Observing a person’s behaviour is only a surface reading of a much deeper mystery. Each onion-like layer in our lives needs to be penetrated and transformed by the gospel and presence of the living Christ in order to bring about holistic redemption.

One working definition of culture was the embodiment of those rules that permit interaction, the limits of what is acceptable and what is not. If we conclude anything about a person based on their behaviour only, their actions may be nonsensical. If we do not take into consideration the underlying layers of worldview (filtering grid of experience/feelings/beliefs/values and decisions), we may make erroneous assumptions about a person’s behaviour.

Arthur supplied the sociological and attitudinal aspects of how we experience cultural differences.

First, cultural misunderstandings often happen because of a misread of different beliefs where the problem is a lack of knowledge; the solution to accept humility and become a learner.

Second, ethnocentrism comes into play, often based on different feelings where problems arise because we choose to establish distance between us and the other; the solution lying in the choice to empathize in which the other becomes us and we the other.

Thirdly, Arthur spoke of premature judgments based on different values where the problem is an assumption that our cultural is biblical; the solution: evaluating every culture by the Bible.

If the tremendous complexity of worldview can be reduced for a moment to the idea of corrective lenses, worldview is the set of glasses through which we see reality. We never question our glasses, unless they distort the image we see. This is the only time that we become open to another worldview. However, as Christians called by God to love the visible other, we need the discipline of having our worldview challenged by a fresh read of Scripture.

The question is: how do we read the Bible?

Our biblical narrative stands over other competing metanarratives (worldviews) in its rendering of Creation, the Fall, the History of Redemption, and Redemption Completed. For too long, we have read the text through the lens of modernism’s positivism (the view that humanity is always and ever progressing; ever improving, evolving to the benefit and deliverance of us all). But the broken shards of modernism now lie on the floor. Postmodernity’s diffused dystopian leanings don’t satisfy us either and stand in contrast to the divine intent expressed in Scripture.

How, then, do we approach the Bible?

With more material than he had time to present, Arthur proposed Brian Walsh and J. Richard Middleton’s four questions with a fifth added by N.T. Wright are most helpful when reading the Bible. Our lives are shaped by the answers explicit or implicit we give to these questions:

  1. Where are we? What kind of world do we live in?
  2. Who are we? What does it mean to be human?
  3. What is wrong? What is the fundamental problem with the world?
  4. What is the remedy? What will fix the problem?
  5. What time is it? At what point in the story do we enter it? (N.T. Wright)

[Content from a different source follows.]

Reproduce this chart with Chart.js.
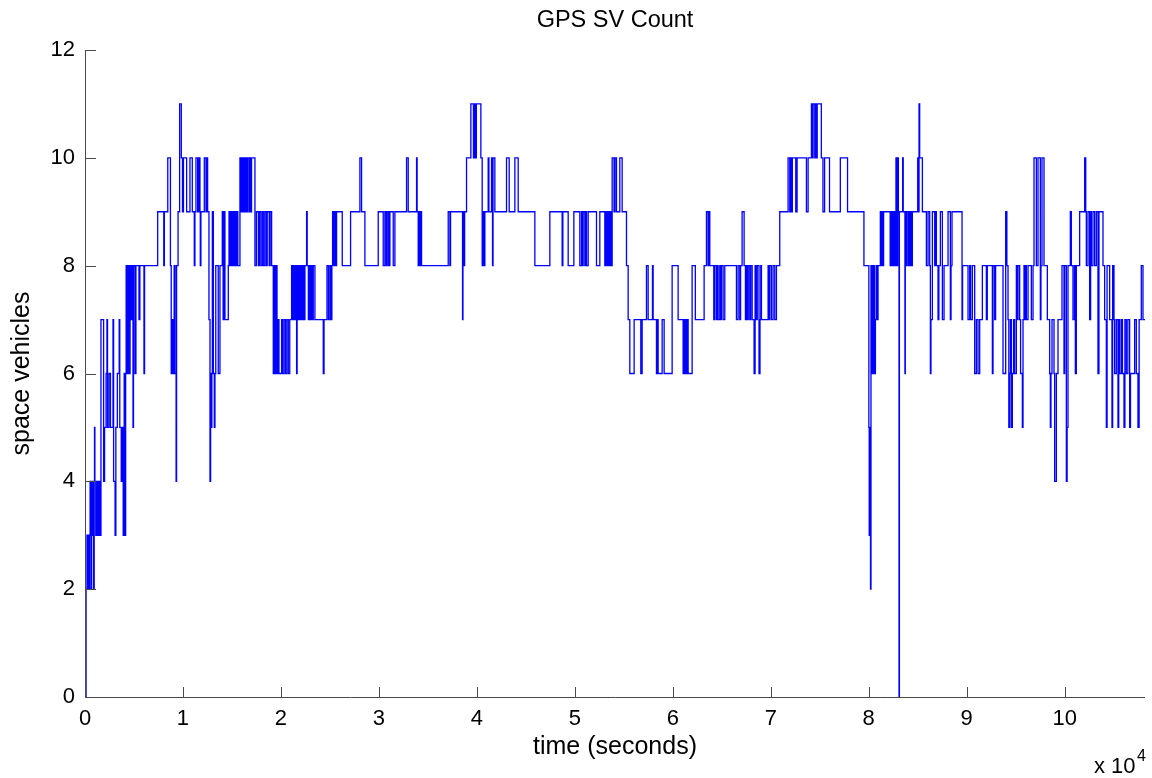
<!DOCTYPE html>
<html>
<head>
<meta charset="utf-8">
<title>GPS SV Count</title>
<script src="https://cdn.jsdelivr.net/npm/chart.js@4.4.1/dist/chart.umd.min.js"></script>
<style>
  html, body { margin: 0; padding: 0; background: #fff; }
  canvas { display: block; }
</style>
</head>
<body>
<canvas id="svChart" width="1152" height="778"></canvas>
<script>
/* ==========================
   DATA  (time in seconds -> satellites in view, one row per change)
========================== */
const times1 = [
  0,110,200,260,330,390,450,520,600,680,
  760,820,880,940,970,1010,1100,1180,1260,1330,
  1420,1480,1560,1630,1900,2000,2150,2240,2300,2450,
  2600,2860,2920,3070,3150,3300,3490,3550,3700,3800,
  3900,4000,4080,4150,4200,4300,4400,4500,4600,4700,
  4800,4900,4950,5100,5200,5510,5600,6020,6080,7420,
  8040,8100,8450,8720,8800,8900,9000,9100,9200,9300,
  9350,9500,9660,9830,9950
];
const sats1 = [
  0,2,3,2,3,2,3,4,2,4,
  3,4,2,4,5,4,3,4,3,4,
  3,4,3,7,4,5,6,7,5,6,
  5,7,4,3,5,6,7,5,4,5,
  3,6,3,6,8,6,8,6,8,7,
  8,5,8,6,8,7,8,6,8,9,
  8,9,10,8,6,7,6,8,6,4,
  8,9,11,10,9
];

const times2 = [
  10050,10374,10714,10952,11156,11220,11327,11500,11600,11735,
  11769,11830,12177,12350,12400,12517,12653,12760,12823,12900,
  12950,13000,13100,13197,13265,13350,13600,13776,14014,14100,
  14200,14286,14626,14700,14796,14900,15000,15100,15200,15300,
  15400,15500,15600,15816,15900,16000,16100,16200,16300,16400,
  16500,16600,16750,16800,16900,17000,17347,17500,17700,17800,
  17950,18100,18200,18350,18500,18600,18800,18900,19050,19218,
  19300,19400,19500,19600,19700,19800,20068,20150,20300,20450,
  20600,20750,20900
];
const sats2 = [
  10,9,10,9,8,9,10,9,10,9,
  8,9,10,9,10,9,7,4,6,5,
  6,9,6,5,6,8,6,8,9,7,
  9,7,8,9,8,9,8,9,8,9,
  8,9,8,10,9,10,9,10,9,10,
  9,10,9,10,9,10,8,9,8,9,
  8,9,8,9,8,9,8,9,8,6,
  8,6,8,6,7,6,7,6,7,6,
  7,6,7
];

const times3 = [
  21088,21200,21300,21400,21500,21599,21650,21750,21850,21950,
  22050,22150,22250,22350,22449,22619,22680,22800,22900,23000,
  23100,23200,23300,23469,24320,24400,24700,24850,25000,25100,
  25200,25272,25400,25510,25600,25680,26259,27109,28061,28231,
  28571,29932,30442,30612,30750,30850,31000,31122,31463,31633
];
const sats3 = [
  8,7,8,7,8,6,8,7,8,7,
  8,7,8,7,8,9,8,7,8,7,
  8,7,8,7,6,7,8,7,8,7,
  8,9,8,9,8,9,8,9,10,9,
  8,9,8,9,8,9,8,9,8,9
];

const times4 = [
  32823,32993,33844,33900,34014,34100,34184,34300,34354,37075,
  37245,37313,38537,38580,38650,38750,38946,39388,39650,39750,
  39850,39950,40408,40544,40600,40700,40816,41156,41230,41497,
  41599,41650,41837
];
const sats4 = [
  10,9,10,9,8,9,8,9,8,9,
  8,9,7,9,8,9,10,11,10,11,
  10,11,10,8,9,8,9,10,9,10,
  8,10,9
];

const times5 = [
  43027,43299,43878,44218,45918,47449,48707,48780,49320,49898,
  50510,50680,50780,50850,51020,51100,51190,51361,52211,52551,
  53061,53163,53250,53350,53450,53571
];
const sats5 = [
  10,9,10,9,8,9,8,9,8,9,
  8,9,8,9,8,9,8,9,8,9,
  8,9,8,9,8,9
];

const times6 = [
  53700,53810,54000,54100,54252,54592,54830,55272,55442,55612,
  56054,56735,56871,57313,57483,57925,57993,58333,58420,58503,
  58912,59116,59932,60544,61054,61140,61224,61310,61395,61480,
  61565,61973,62300,63197,63435,63600,63700,63776
];
const sats6 = [
  8,10,9,10,9,10,9,8,7,6,
  7,6,7,8,7,8,7,6,7,6,
  7,6,8,7,6,7,6,7,6,7,
  6,8,7,8,9,8,9,8
];

const times7 = [
  64184,64286,64456,64540,64626,64796,64880,64966,65136,65306,
  66497,66667,66837,66920,67075,67279,67415,67500,67585,67700,
  67857,67950,68100,68299,68400,68500,68620,68800,68900,68980,
  69050,69728,69830,69898,70068,70238,70408,70578,70918,71769,
  71939,72030,72109,72200,72551,72687,73639,73810,74150,74250,
  74320,74490,74570,74660,74740
];
const sats7 = [
  7,8,7,8,7,8,7,8,7,8,
  7,8,7,8,9,8,7,8,7,8,
  7,8,7,6,8,7,8,6,7,8,
  7,8,7,8,7,8,7,8,9,10,
  9,10,9,10,9,10,9,10,11,10,
  11,10,11,10,11
];

const times8 = [
  75160,75327,75495,75997,77101,77837,79510,80013,80050,80100,
  80180,80230,80300,80400,80448,80520,80582,80683,80760,80850,
  80950,81185,81270,81352,81430,81519,82189,82270,82356,82440,
  82523,82600,82691,82780,82858,82950,83026,83093,83130,83461,
  83520,83696,83730,83796,83880,84030,84100,84198,84280,84365,
  84450,85000,85060,85134,85200,85476
];
const sats8 = [
  10,9,10,9,10,9,8,5,3,5,
  2,8,6,8,6,8,6,7,8,7,
  8,9,8,9,8,9,8,9,8,9,
  8,9,8,10,8,10,9,0,9,10,
  9,6,9,8,9,8,9,8,9,8,
  9,10,9,11,10,9
];

const times9 = [
  85884,86054,86224,86293,86350,86497,86735,86820,86905,87075,
  87160,87313,87517,87687,88095,88333,88400,88500,89524,89580,
  90136,90306,90400,90578,90816,90986,91156,91327,91599,92007,
  92100,92619,92687,92857,92950,93707,93980,94100,94218,94300,
  94388,94470,94558,94660,94780,94898,95068,95150,95238,95408,
  95500,95680,95748,95850,95918,96000,96088,96259
];
const sats9 = [
  8,9,8,6,7,9,8,9,8,7,
  8,9,7,8,9,7,8,9,7,8,
  7,8,7,8,6,7,6,7,8,7,
  8,6,8,7,8,6,9,8,7,5,
  6,7,5,6,7,6,8,7,8,7,
  6,5,7,8,7,8,7,8
];

const times10 = [
  96599,96769,96871,97109,97279,97517,97580,97687,97891,98231,
  98469,98537,98600,98707,98912,98980,99150,99320,99728,99932,
  100000,100170,100250,100340,100578,100680,100850,101000,101088,101190,
  101531,102041,102150,102211,102381,102551,102650,102721,102891,103061,
  103231,103401,103500,103912,104082,104252,104330,104592,104830,104900,
  105034,105102,105272,105442,105520,105612,105782,105900,106054,106150,
  106293,106450,106633,106720,107143,107313,107483,107600,107823,107993,
  108200
];
const sats10 = [
  7,8,10,8,10,7,8,10,8,7,
  6,5,6,7,6,4,6,7,8,6,
  8,4,5,8,9,8,7,8,6,8,
  9,10,9,8,9,7,9,8,9,8,
  9,6,9,8,7,5,8,7,5,8,
  7,6,7,5,7,6,7,6,5,7,
  6,7,5,6,7,6,5,7,8,7,
  7
];

/* axis tick labels */
const xTickLabels = [0, 1, 2, 3, 4, 5, 6, 7, 8, 9, 10];   // x 10^4 seconds
const yTickLabels = [0, 2, 4, 6, 8, 10, 12];
const X_SCALE = 10000;
const X_MAX = 108200;

/* ==========================
   BUILD POINTS
========================== */
const sampleTimes = [].concat(times1, times2, times3, times4, times5, times6, times7, times8, times9, times10);
const svCounts = [].concat(sats1, sats2, sats3, sats4, sats5, sats6, sats7, sats8, sats9, sats10);
if (sampleTimes.length !== svCounts.length) console.warn("length mismatch", sampleTimes.length, svCounts.length);

const points = sampleTimes.map((t, i) => ({ x: t, y: svCounts[i] }));

const FONT = '"Liberation Sans", Arial, Helvetica, sans-serif';

/* ==========================
   AXES PLUGIN (title over plot, left + bottom lines, inward ticks, exponent)
========================== */
const matlabAxes = {
  id: "matlabAxes",
  afterDatasetsDraw(chart) {
    const { ctx, chartArea: a, scales: { x, y } } = chart;
    ctx.save();

    // title centred on the plot box
    ctx.fillStyle = "#000";
    ctx.textAlign = "center";
    ctx.textBaseline = "middle";
    ctx.font = "23.5px " + FONT;
    ctx.fillText("GPS SV Count", (a.left + a.right) / 2, 21);

    ctx.strokeStyle = "#4a4a4a";
    ctx.lineWidth = 1;
    ctx.beginPath();
    ctx.moveTo(a.left + 0.5, a.top);
    ctx.lineTo(a.left + 0.5, a.bottom + 0.5);
    ctx.lineTo(a.right, a.bottom + 0.5);

    x.ticks.forEach(t => {
      const px = Math.round(x.getPixelForValue(t.value)) + 0.5;
      ctx.moveTo(px, a.bottom);
      ctx.lineTo(px, a.bottom - 10);
    });
    y.ticks.forEach(t => {
      const py = Math.round(y.getPixelForValue(t.value)) + 0.5;
      ctx.moveTo(a.left, py);
      ctx.lineTo(a.left + 11, py);
    });
    ctx.stroke();

    // x 10^4 multiplier under the right end of the axis
    ctx.textAlign = "left";
    ctx.textBaseline = "alphabetic";
    ctx.font = "22px " + FONT;
    ctx.fillText("x 10", 1094, 773);
    ctx.font = "16px " + FONT;
    ctx.fillText("4", 1137, 761);
    ctx.restore();
  }
};

/* ==========================
   CHART
========================== */
new Chart(document.getElementById("svChart"), {
  type: "line",
  data: {
    datasets: [{
      data: points,
      stepped: true,
      borderColor: "#0000ff",
      borderWidth: 1.3,
      pointRadius: 0,
      fill: false,
      tension: 0
    }]
  },
  options: {
    responsive: false,
    animation: false,
    layout: { padding: { left: 0, right: 7, top: 50, bottom: 0 } },
    plugins: {
      legend: { display: false },
      tooltip: { enabled: false },
      title: { display: false }
    },
    scales: {
      x: {
        type: "linear",
        min: 0,
        max: X_MAX,
        afterBuildTicks: s => { s.ticks = xTickLabels.map(v => ({ value: v * X_SCALE })); },
        afterFit: s => { s.height = 81; },
        grid: { display: false, drawTicks: false },
        border: { display: false },
        ticks: {
          color: "#000",
          padding: 9,
          maxRotation: 0,
          autoSkip: false,
          font: { family: FONT, size: 22 },
          callback: v => String(v / X_SCALE)
        },
        title: {
          display: true,
          text: "time (seconds)",
          color: "#000",
          font: { family: FONT, size: 25 },
          padding: { top: 0, bottom: 16 }
        }
      },
      y: {
        min: 0,
        max: 12,
        afterBuildTicks: s => { s.ticks = yTickLabels.map(v => ({ value: v })); },
        afterFit: s => { s.width = 85; },
        grid: { display: false, drawTicks: false },
        border: { display: false },
        ticks: {
          color: "#000",
          padding: 10,
          autoSkip: false,
          font: { family: FONT, size: 22 }
        },
        title: {
          display: true,
          text: "space vehicles",
          color: "#000",
          font: { family: FONT, size: 25 },
          padding: { top: 7, bottom: 0 }
        }
      }
    }
  },
  plugins: [matlabAxes]
});
</script>
</body>
</html>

To close off the workshop, Arthur reminded us that bringing a “high” religious worldview that overlooks, diminishes or negates worldviews informed by folk religion (endemic to every society, every culture) is foolish at best. If we don’t address the meaning of life and the problem of death, the good life and threat of calamity, guidance and the problem of the unknown, and finally the issue or morality and the problem of evil, we will waste precious time and resources. These are the existential questions that people are grappling with. The gospel we present must address what folk religion addresses.

Ken Peters is pastor of Saanich Community Church, Victoria, B.C., Canada. He has been inspired and enlightened throughout his ministry by those who’ve engaged the world’s peoples with the gospel of Jesus Christ.